Pope Francis nods to Palestinian case with unscheduled visit to West Bank barrier

Palestinian leader Mahmoud Abbas poured a litany of mostly unfounded anti-Israel grievances and propaganda in the ear of Pope Francis Sunday, May 25, taking advantage of his decision to visit Palestinian-controlled Bethlehem before spending a day in Israel. Abbas accused Israel of expelling Christians, complained about settlement construction and the plight of Palestinian prisoners and most of all, the “ugly wall” Israel had built.

Abbas “forgot” to mention that the barrier finally put an end to years of Palestinian suicidal terrorist outrages in Israeli towns, schools, markets and restaurants. These atrocities also targeted West Bank Christians, especially in Bethlehem, and accounted for their dwindling numbers.
Ignoring this piece of history, the pope was persuaded to visit the West Bank barrier. He was also presented with a crucifix filled with stones from the “Wall.”

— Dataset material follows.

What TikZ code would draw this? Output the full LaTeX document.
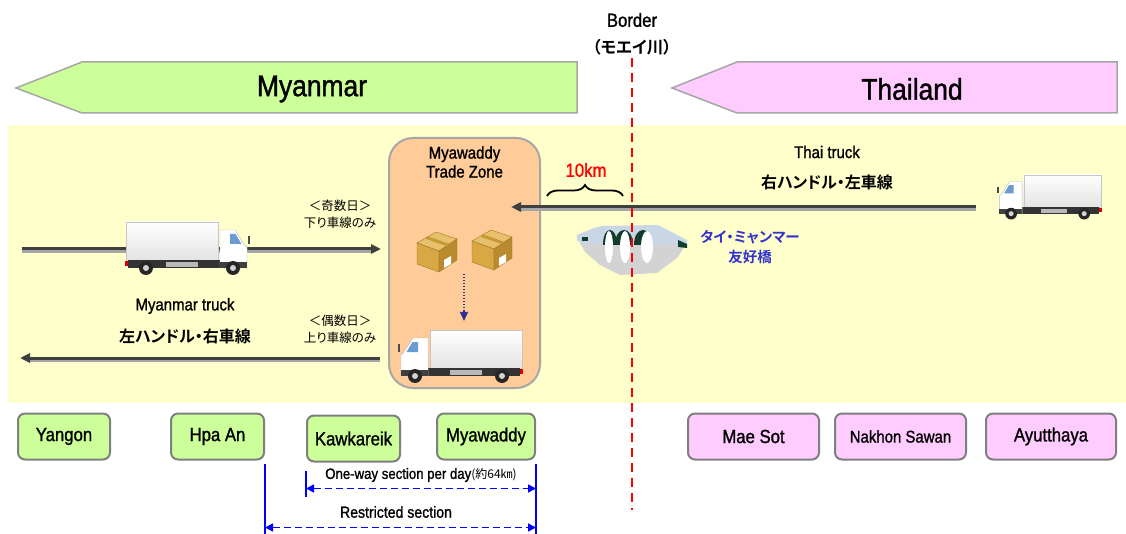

Standing alongside Abbas, the pope delivered an even-handed statement, which called on “both sides to make sacrifices to create two states” and end the “unacceptable” Israeli-Palestinian stalemate.
He then conducted a Mass in Bethlehem’s Manger Square next to the Church of the Nativity, built over Jesus’ traditional birthplace, and was greeted by jubilant Palestinian Christians waving giant Palestinian and Vatican flags.

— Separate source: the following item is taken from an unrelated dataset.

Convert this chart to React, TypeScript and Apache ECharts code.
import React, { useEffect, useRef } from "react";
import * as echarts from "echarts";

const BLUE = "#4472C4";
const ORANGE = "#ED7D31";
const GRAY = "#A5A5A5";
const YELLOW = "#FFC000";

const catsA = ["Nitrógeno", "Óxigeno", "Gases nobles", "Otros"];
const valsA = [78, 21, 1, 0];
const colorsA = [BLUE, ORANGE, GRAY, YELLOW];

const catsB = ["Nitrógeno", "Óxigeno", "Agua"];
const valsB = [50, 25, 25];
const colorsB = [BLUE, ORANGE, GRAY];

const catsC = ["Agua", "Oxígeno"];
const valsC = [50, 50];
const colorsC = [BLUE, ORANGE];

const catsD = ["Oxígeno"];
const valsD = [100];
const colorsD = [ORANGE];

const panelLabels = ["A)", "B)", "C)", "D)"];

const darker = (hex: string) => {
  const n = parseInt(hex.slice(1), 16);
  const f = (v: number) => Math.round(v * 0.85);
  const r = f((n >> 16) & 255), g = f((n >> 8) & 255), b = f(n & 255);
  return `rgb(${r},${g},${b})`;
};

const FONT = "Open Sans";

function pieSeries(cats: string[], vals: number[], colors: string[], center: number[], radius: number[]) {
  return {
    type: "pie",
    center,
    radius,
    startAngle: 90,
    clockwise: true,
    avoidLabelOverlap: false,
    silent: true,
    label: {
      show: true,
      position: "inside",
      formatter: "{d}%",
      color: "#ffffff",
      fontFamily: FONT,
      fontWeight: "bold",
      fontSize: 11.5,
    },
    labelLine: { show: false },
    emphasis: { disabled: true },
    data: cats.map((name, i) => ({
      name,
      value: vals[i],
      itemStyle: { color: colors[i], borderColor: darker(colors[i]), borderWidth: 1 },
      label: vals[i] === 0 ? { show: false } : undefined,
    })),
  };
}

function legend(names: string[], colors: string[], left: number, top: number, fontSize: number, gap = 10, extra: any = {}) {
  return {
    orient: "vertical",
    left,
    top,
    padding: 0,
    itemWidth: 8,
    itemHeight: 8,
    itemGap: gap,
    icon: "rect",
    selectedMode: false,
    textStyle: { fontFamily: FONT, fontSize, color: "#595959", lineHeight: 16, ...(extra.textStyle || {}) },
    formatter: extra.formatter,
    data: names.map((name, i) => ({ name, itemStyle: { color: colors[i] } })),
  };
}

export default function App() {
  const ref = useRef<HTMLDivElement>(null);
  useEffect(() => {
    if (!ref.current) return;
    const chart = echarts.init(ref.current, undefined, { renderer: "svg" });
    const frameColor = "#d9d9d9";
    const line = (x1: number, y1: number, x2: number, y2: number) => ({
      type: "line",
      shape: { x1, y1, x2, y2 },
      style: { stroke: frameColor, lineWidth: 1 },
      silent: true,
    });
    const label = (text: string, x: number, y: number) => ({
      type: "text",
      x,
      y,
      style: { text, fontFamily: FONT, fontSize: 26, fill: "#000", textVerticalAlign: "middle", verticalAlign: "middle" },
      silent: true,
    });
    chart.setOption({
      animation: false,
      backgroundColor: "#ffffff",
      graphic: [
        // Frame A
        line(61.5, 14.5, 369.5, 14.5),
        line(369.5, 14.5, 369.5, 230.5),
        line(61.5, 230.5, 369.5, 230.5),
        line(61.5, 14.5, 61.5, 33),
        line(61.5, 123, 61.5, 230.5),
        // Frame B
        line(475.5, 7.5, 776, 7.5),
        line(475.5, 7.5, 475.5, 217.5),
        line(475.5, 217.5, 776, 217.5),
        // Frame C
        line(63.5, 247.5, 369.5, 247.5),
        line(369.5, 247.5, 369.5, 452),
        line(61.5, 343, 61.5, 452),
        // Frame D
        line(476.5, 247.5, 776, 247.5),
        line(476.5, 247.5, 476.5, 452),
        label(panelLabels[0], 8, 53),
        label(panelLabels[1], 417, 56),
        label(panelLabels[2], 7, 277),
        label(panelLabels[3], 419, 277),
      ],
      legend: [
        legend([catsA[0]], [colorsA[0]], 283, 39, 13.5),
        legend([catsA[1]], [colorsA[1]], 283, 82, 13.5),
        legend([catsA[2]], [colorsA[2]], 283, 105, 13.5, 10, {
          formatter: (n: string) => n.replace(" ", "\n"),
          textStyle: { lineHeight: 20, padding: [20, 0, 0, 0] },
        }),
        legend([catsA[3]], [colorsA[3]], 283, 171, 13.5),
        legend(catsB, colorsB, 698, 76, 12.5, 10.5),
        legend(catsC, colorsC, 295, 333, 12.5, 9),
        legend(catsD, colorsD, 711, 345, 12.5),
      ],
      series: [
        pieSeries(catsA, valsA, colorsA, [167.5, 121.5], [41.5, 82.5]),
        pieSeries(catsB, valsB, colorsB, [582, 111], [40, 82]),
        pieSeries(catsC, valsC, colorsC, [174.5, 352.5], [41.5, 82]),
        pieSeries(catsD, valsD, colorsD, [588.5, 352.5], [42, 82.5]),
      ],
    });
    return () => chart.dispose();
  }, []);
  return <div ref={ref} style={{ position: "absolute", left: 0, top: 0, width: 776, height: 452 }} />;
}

The Mass was superimposed by the muezzin’s call to prayer over a loudspeaker from a Bethlehem mosque. The Christian congregation reacted with whistles and stamped feet and the choir accompanying the Pope raised their voices higher.

In the official program, the Vatican referred to Abbas as the president of the State of Palestine.
Sunday afternoon, the head of the Catholic Church lands at Ben Gurion airport. Israeli President Shimon Peres will be on hand to welcome him before he is flown by helicopter to Mt Scopus for another welcoming ceremony.
His visit to Jerusalem, another religious and national minefield after the West Bank, will start Sunday evening with an ecumenical prayer service he is to conduct with the spiritual leader of the world’s Orthodox Christians at the Church of the Sepulcher, and heads of the various Christian churches and communities.
Francis has said that this encounter, marking the climax of his pilgrimage, falls on the 50th anniversary of a landmark meeting between Pope Paul VI and Ecumenical Patriarch Athenagoras, which ended nine centuries of Catholic-Orthodox estrangement.
He spends Monday in Israel, amid tight security for which thousands of police have been recruited.

The pope’s schedule includes a visit to Temple Mount and the Western Wall, Herzl’s Tomb and the Yad Vashem Holocaust Memorial Center.
It also includes a meeting on Temple Mount with the Grand Mufti of Jerusalem, Muhammad Ahmad Hussein, who is notorious for endorsing Jewish genocide.  In a Palestinian TV broadcast in 2012, Hussein declared: “The hour of [resurrection] will not come until you fight the Jews. The Jew will hide behind stones or trees. The stones or trees will call: ‘Oh Muslim, servant of Allah, there is a Jew behind me, come and kill him.’”

Not surprisingly, Muslim prayers on the mount are frequently the occasion for worshippers to hurl rocks at the Jews praying at the Western Wall below, an experience from which heavy Israeli police guards will be there to protect Pope Francis.
Israel has issued special visas for 23,000 Palestinians from the West Bank and 600 from the Gaza Strip to enter the country for the visit of Pope Francis Sunday and Monday.

The emotions inflamed by the visit were expressed early Sunday when a group of young Israelis barricaded themselves in the traditional Tomb of David on Mount Zion in Jerusalem. They were protesting reports that the building, whose upper floor is reputed to hold the Room of the Last Supper, would be presented to the Christian Church. Twenty-eight protesters were detained after attacking the police.